Отсутствие его разрушило многовековую
культуру меньше, чем за 50 лет."0 Смутно
разумея, что корень зла кроется в
религиозно-нравственном несовершенстве
общественного мировоззрения, в отсутствии
благодатной основы государственного
устроения, некоторые римские властители
пытались найти выход в реформах этой
области. Император Аврелиан, например,
желая обрести опору законному порядку в
мистическом абсолютизме (который смог бы
заменить легитимизацию императорской
власти Сенатом), ввел в качестве
государственной религии культ Митры —
непобедимого Солнца, от которого, как от
Распорядителя престолов, получает
Император право царствования. Позже
Диоклетиан в тех же целях провозгласил
принцип божественности императоров.
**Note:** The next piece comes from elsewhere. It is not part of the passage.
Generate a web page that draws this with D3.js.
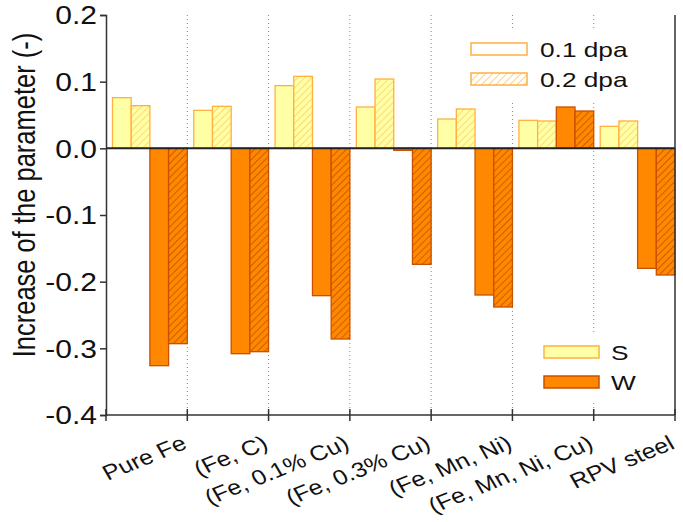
<!DOCTYPE html>
<html><head><meta charset="utf-8">
<script src="https://cdn.jsdelivr.net/npm/d3@7"></script>
<style>body{margin:0;background:#fff}svg{display:block;font-family:"Liberation Sans",Arial,sans-serif}</style>
</head><body><svg id="c" width="683" height="522"></svg>
<script>
const categories = ["Pure Fe","(Fe, C)","(Fe, 0.1% Cu)","(Fe, 0.3% Cu)","(Fe, Mn, Ni)","(Fe, Mn, Ni, Cu)","RPV steel"];
const S_01 = [0.076, 0.057, 0.094, 0.062, 0.044, 0.042, 0.033];
const S_02 = [0.064, 0.063, 0.108, 0.104, 0.059, 0.041, 0.041];
const W_01 = [-0.326, -0.308, -0.221, -0.003, -0.220, 0.062, -0.180];
const W_02 = [-0.293, -0.305, -0.286, -0.174, -0.238, 0.056, -0.190];
const yTicks = [0.2, 0.1, 0.0, -0.1, -0.2, -0.3, -0.4];
const seriesKeys = ["S01","S02","W01","W02"];
const legendDpa = ["0.1 dpa", "0.2 dpa"];
const legendSW = ["S", "W"];

const SX = 1.2; // horizontal stretch of the original picture's glyphs
const svg = d3.select("#c");
const L = 106, R = 675, T = 15, B = 415;
const x = d3.scaleBand().domain(categories).range([L, R]).paddingInner(0).paddingOuter(0);
const y = d3.scaleLinear().domain([-0.4, 0.2]).range([B, T]);
const xs = d3.scaleBand().domain(seriesKeys).range([6.5, x.bandwidth()]).padding(0);

const defs = svg.append("defs");
function hatch(id, bg, line) {
  const p = defs.append("pattern").attr("id", id).attr("patternUnits", "userSpaceOnUse")
    .attr("width", 5).attr("height", 5).attr("patternTransform", "rotate(45)");
  p.append("rect").attr("width", 5).attr("height", 5).attr("fill", bg);
  p.append("line").attr("x1", 0).attr("y1", 0).attr("x2", 0).attr("y2", 5).attr("stroke", line).attr("stroke-width", 1.4);
}
hatch("hS", "#ffffa6", "#ffc860");
hatch("hW", "#ff8800", "#b84c00");
hatch("hL", "#ffffff", "#ffb850");

const styles = {
  S01: {fill: "#ffffa6", stroke: "#ffb040"},
  S02: {fill: "url(#hS)", stroke: "#ffb040"},
  W01: {fill: "#ff8800", stroke: "#c85000"},
  W02: {fill: "url(#hW)", stroke: "#c85000"}
};
const dataMap = {S01: S_01, S02: S_02, W01: W_01, W02: W_02};

// dotted separators
const seps = categories.slice(0, -1).map((c) => x(c) + x.bandwidth());
svg.append("g").selectAll("line").data(seps).join("line")
  .attr("x1", d => d).attr("x2", d => d).attr("y1", T).attr("y2", B)
  .attr("stroke", "#888").attr("stroke-width", 1).attr("stroke-dasharray", "1,3");

// bars
const bars = [];
categories.forEach((c, i) => seriesKeys.forEach(k => bars.push({c, k, v: dataMap[k][i]})));
svg.append("g").selectAll("rect").data(bars).join("rect")
  .attr("x", d => x(d.c) + xs(d.k))
  .attr("width", xs.bandwidth())
  .attr("y", d => y(Math.max(0, d.v)))
  .attr("height", d => Math.abs(y(d.v) - y(0)))
  .attr("fill", d => styles[d.k].fill)
  .attr("stroke", d => styles[d.k].stroke)
  .attr("stroke-width", 1.3);

function stretchedText(g, tx, ty, txt, size, sx) {
  return g.append("text").attr("transform", `translate(${tx},${ty}) scale(${sx},1)`)
    .attr("font-size", size).attr("fill", "#111").text(txt);
}

// legends (white background)
const lg1 = svg.append("g");
lg1.append("rect").attr("x", 458).attr("y", 28).attr("width", 210).attr("height", 72).attr("fill", "#fff");
lg1.append("rect").attr("x", 471).attr("y", 43).attr("width", 56).attr("height", 12).attr("fill", "#fff").attr("stroke", "#ffb040").attr("stroke-width", 1.5);
lg1.append("rect").attr("x", 471).attr("y", 73).attr("width", 56).attr("height", 12).attr("fill", "url(#hL)").attr("stroke", "#ffb040").attr("stroke-width", 1.5);
stretchedText(lg1, 540, 57, legendDpa[0], 21, 1.25);
stretchedText(lg1, 540, 87, legendDpa[1], 21, 1.25);

const lg2 = svg.append("g");
lg2.append("rect").attr("x", 530).attr("y", 332).attr("width", 120).attr("height", 70).attr("fill", "#fff");
lg2.append("rect").attr("x", 544).attr("y", 346).attr("width", 55).attr("height", 12).attr("fill", styles.S01.fill).attr("stroke", styles.S01.stroke).attr("stroke-width", 1.5);
lg2.append("rect").attr("x", 544).attr("y", 376).attr("width", 55).attr("height", 12).attr("fill", styles.W01.fill).attr("stroke", styles.W01.stroke).attr("stroke-width", 1.5);
stretchedText(lg2, 611, 360, legendSW[0], 21, 1.25);
stretchedText(lg2, 611, 390, legendSW[1], 21, 1.25);

// zero line
svg.append("line").attr("x1", L).attr("x2", R).attr("y1", y(0)).attr("y2", y(0)).attr("stroke", "#222").attr("stroke-width", 2);

// y axis
const fmt = d => d3.format(".1f")(d).replace("\u2212", "-");
const yAxis = d3.axisLeft(y).tickValues(yTicks).tickFormat(fmt).tickSize(6).tickPadding(4);
const gy = svg.append("g").attr("transform", `translate(${L},0)`).call(yAxis);
gy.select(".domain").attr("stroke", "#333").attr("stroke-width", 1.5);
gy.selectAll(".tick line").attr("stroke", "#333").attr("stroke-width", 1.5);
gy.selectAll(".tick text").attr("font-size", 25).attr("fill", "#111")
  .attr("font-family", "Liberation Sans, Arial, sans-serif")
  .attr("x", 0).attr("dy", "0.35em")
  .attr("transform", `translate(-9,0) scale(${SX},1)`);

// right border
svg.append("line").attr("x1", R).attr("x2", R).attr("y1", T).attr("y2", B).attr("stroke", "#333").attr("stroke-width", 1.5);

// x axis (ticks at category boundaries)
const tickPos = [L].concat(seps).concat([R]);
const gx = svg.append("g");
gx.append("line").attr("x1", L).attr("x2", R).attr("y1", B).attr("y2", B).attr("stroke", "#333").attr("stroke-width", 1.5);
gx.selectAll(".tk").data(tickPos).join("line").attr("class", "tk")
  .attr("x1", d => d).attr("x2", d => d).attr("y1", B - 6).attr("y2", B + 6)
  .attr("stroke", "#333").attr("stroke-width", 1.5);
gx.selectAll("text").data(categories).join("text")
  .attr("text-anchor", "end")
  .attr("font-size", 21).attr("fill", "#111")
  .attr("transform", d => `translate(${x(d) + x.bandwidth() + 1},${B + 33}) scale(${SX},1) rotate(-26)`)
  .text(d => d);

// y title
svg.append("text").attr("transform", `translate(35,195) scale(${SX},1) rotate(-90)`)
  .attr("text-anchor", "middle").attr("font-size", 25.5).attr("fill", "#111")
  .text("Increase of the parameter (-)");
</script></body></html>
Однако
подобные несостоятельные попытки не могли
противостоять растущей смуте. Бывало даже
так, что различные группировки
заговорщиков одновременно провозглашали
нескольких Императоров. В такой атмосфере
развращенные нравы римской верхушки
получили особенное развитие, обретя все
отвратительные, отталкивающие черты
кроющихся в язычестве сатанинских культов. "Просвещенное"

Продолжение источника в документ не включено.